[begin Dataset content]

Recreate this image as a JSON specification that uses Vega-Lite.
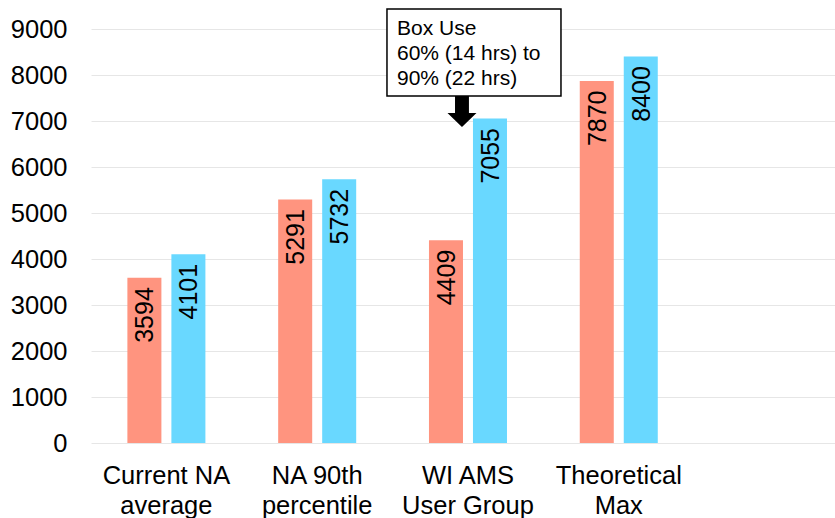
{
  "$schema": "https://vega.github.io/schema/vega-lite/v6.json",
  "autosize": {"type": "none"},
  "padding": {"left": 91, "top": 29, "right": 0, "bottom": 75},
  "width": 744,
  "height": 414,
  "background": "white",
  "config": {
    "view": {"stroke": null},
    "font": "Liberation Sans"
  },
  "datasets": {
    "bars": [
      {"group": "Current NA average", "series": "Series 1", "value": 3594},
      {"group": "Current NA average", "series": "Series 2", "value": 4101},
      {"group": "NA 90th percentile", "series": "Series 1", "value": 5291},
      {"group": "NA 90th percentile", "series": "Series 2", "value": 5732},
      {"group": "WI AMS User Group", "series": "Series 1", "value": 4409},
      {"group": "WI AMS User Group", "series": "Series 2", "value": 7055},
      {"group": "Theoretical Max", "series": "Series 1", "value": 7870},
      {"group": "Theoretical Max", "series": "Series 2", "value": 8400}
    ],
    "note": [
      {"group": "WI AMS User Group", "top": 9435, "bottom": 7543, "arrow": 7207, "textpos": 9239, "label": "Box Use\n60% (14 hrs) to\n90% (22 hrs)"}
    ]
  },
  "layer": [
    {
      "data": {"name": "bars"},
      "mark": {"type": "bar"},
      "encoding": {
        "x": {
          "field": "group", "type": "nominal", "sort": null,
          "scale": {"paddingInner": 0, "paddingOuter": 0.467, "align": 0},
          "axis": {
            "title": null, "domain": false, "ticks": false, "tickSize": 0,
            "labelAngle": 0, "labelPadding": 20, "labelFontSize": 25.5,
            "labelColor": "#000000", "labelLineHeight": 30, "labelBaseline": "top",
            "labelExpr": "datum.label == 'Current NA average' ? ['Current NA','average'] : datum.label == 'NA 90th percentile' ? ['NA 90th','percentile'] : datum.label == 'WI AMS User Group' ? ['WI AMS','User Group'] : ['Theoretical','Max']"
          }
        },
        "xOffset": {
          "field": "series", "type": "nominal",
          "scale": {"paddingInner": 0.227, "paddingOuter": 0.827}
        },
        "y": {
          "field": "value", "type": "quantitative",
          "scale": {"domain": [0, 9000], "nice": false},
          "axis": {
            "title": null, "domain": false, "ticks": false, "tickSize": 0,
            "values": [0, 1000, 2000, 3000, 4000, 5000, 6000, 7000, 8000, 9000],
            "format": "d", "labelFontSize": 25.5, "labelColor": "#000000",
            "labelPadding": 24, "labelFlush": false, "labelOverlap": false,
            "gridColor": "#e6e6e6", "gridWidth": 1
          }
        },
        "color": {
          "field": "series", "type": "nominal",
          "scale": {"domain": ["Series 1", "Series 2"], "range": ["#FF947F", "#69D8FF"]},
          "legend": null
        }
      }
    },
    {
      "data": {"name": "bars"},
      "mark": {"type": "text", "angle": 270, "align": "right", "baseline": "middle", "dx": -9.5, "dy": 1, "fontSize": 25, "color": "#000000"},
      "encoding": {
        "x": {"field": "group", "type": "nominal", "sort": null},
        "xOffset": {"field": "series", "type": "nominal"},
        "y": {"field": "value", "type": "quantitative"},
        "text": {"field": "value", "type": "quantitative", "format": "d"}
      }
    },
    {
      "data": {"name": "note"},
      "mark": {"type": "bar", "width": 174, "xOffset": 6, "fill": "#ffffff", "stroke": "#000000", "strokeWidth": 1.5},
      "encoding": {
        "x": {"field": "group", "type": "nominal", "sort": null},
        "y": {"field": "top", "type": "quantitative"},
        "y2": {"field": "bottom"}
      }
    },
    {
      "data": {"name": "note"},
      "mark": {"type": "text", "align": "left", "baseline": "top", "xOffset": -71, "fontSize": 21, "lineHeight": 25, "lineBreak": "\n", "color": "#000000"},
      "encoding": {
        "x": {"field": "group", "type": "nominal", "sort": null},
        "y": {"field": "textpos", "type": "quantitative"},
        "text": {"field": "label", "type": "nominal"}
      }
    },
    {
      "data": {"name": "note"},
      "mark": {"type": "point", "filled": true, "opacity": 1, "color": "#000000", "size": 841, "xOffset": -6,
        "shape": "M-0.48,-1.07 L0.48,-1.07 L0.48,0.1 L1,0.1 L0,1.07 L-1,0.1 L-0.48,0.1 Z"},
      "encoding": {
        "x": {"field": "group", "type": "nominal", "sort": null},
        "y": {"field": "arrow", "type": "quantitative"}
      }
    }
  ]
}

[end Dataset content]

Stated exercise: Please write out all of the material above without changing a word, and omit any pictures.

The response:
Recreate this image as a JSON specification that uses Vega-Lite.
{
  "$schema": "https://vega.github.io/schema/vega-lite/v6.json",
  "autosize": {"type": "none"},
  "padding": {"left": 91, "top": 29, "right": 0, "bottom": 75},
  "width": 744,
  "height": 414,
  "background": "white",
  "config": {
    "view": {"stroke": null},
    "font": "Liberation Sans"
  },
  "datasets": {
    "bars": [
      {"group": "Current NA average", "series": "Series 1", "value": 3594},
      {"group": "Current NA average", "series": "Series 2", "value": 4101},
      {"group": "NA 90th percentile", "series": "Series 1", "value": 5291},
      {"group": "NA 90th percentile", "series": "Series 2", "value": 5732},
      {"group": "WI AMS User Group", "series": "Series 1", "value": 4409},
      {"group": "WI AMS User Group", "series": "Series 2", "value": 7055},
      {"group": "Theoretical Max", "series": "Series 1", "value": 7870},
      {"group": "Theoretical Max", "series": "Series 2", "value": 8400}
    ],
    "note": [
      {"group": "WI AMS User Group", "top": 9435, "bottom": 7543, "arrow": 7207, "textpos": 9239, "label": "Box Use\n60% (14 hrs) to\n90% (22 hrs)"}
    ]
  },
  "layer": [
    {
      "data": {"name": "bars"},
      "mark": {"type": "bar"},
      "encoding": {
        "x": {
          "field": "group", "type": "nominal", "sort": null,
          "scale": {"paddingInner": 0, "paddingOuter": 0.467, "align": 0},
          "axis": {
            "title": null, "domain": false, "ticks": false, "tickSize": 0,
            "labelAngle": 0, "labelPadding": 20, "labelFontSize": 25.5,
            "labelColor": "#000000", "labelLineHeight": 30, "labelBaseline": "top",
            "labelExpr": "datum.label == 'Current NA average' ? ['Current NA','average'] : datum.label == 'NA 90th percentile' ? ['NA 90th','percentile'] : datum.label == 'WI AMS User Group' ? ['WI AMS','User Group'] : ['Theoretical','Max']"
          }
        },
        "xOffset": {
          "field": "series", "type": "nominal",
          "scale": {"paddingInner": 0.227, "paddingOuter": 0.827}
        },
        "y": {
          "field": "value", "type": "quantitative",
          "scale": {"domain": [0, 9000], "nice": false},
          "axis": {
            "title": null, "domain": false, "ticks": false, "tickSize": 0,
            "values": [0, 1000, 2000, 3000, 4000, 5000, 6000, 7000, 8000, 9000],
            "format": "d", "labelFontSize": 25.5, "labelColor": "#000000",
            "labelPadding": 24, "labelFlush": false, "labelOverlap": false,
            "gridColor": "#e6e6e6", "gridWidth": 1
          }
        },
        "color": {
          "field": "series", "type": "nominal",
          "scale": {"domain": ["Series 1", "Series 2"], "range": ["#FF947F", "#69D8FF"]},
          "legend": null
        }
      }
    },
    {
      "data": {"name": "bars"},
      "mark": {"type": "text", "angle": 270, "align": "right", "baseline": "middle", "dx": -9.5, "dy": 1, "fontSize": 25, "color": "#000000"},
      "encoding": {
        "x": {"field": "group", "type": "nominal", "sort": null},
        "xOffset": {"field": "series", "type": "nominal"},
        "y": {"field": "value", "type": "quantitative"},
        "text": {"field": "value", "type": "quantitative", "format": "d"}
      }
    },
    {
      "data": {"name": "note"},
      "mark": {"type": "bar", "width": 174, "xOffset": 6, "fill": "#ffffff", "stroke": "#000000", "strokeWidth": 1.5},
      "encoding": {
        "x": {"field": "group", "type": "nominal", "sort": null},
        "y": {"field": "top", "type": "quantitative"},
        "y2": {"field": "bottom"}
      }
    },
    {
      "data": {"name": "note"},
      "mark": {"type": "text", "align": "left", "baseline": "top", "xOffset": -71, "fontSize": 21, "lineHeight": 25, "lineBreak": "\n", "color": "#000000"},
      "encoding": {
        "x": {"field": "group", "type": "nominal", "sort": null},
        "y": {"field": "textpos", "type": "quantitative"},
        "text": {"field": "label", "type": "nominal"}
      }
    },
    {
      "data": {"name": "note"},
      "mark": {"type": "point", "filled": true, "opacity": 1, "color": "#000000", "size": 841, "xOffset": -6,
        "shape": "M-0.48,-1.07 L0.48,-1.07 L0.48,0.1 L1,0.1 L0,1.07 L-1,0.1 L-0.48,0.1 Z"},
      "encoding": {
        "x": {"field": "group", "type": "nominal", "sort": null},
        "y": {"field": "arrow", "type": "quantitative"}
      }
    }
  ]
}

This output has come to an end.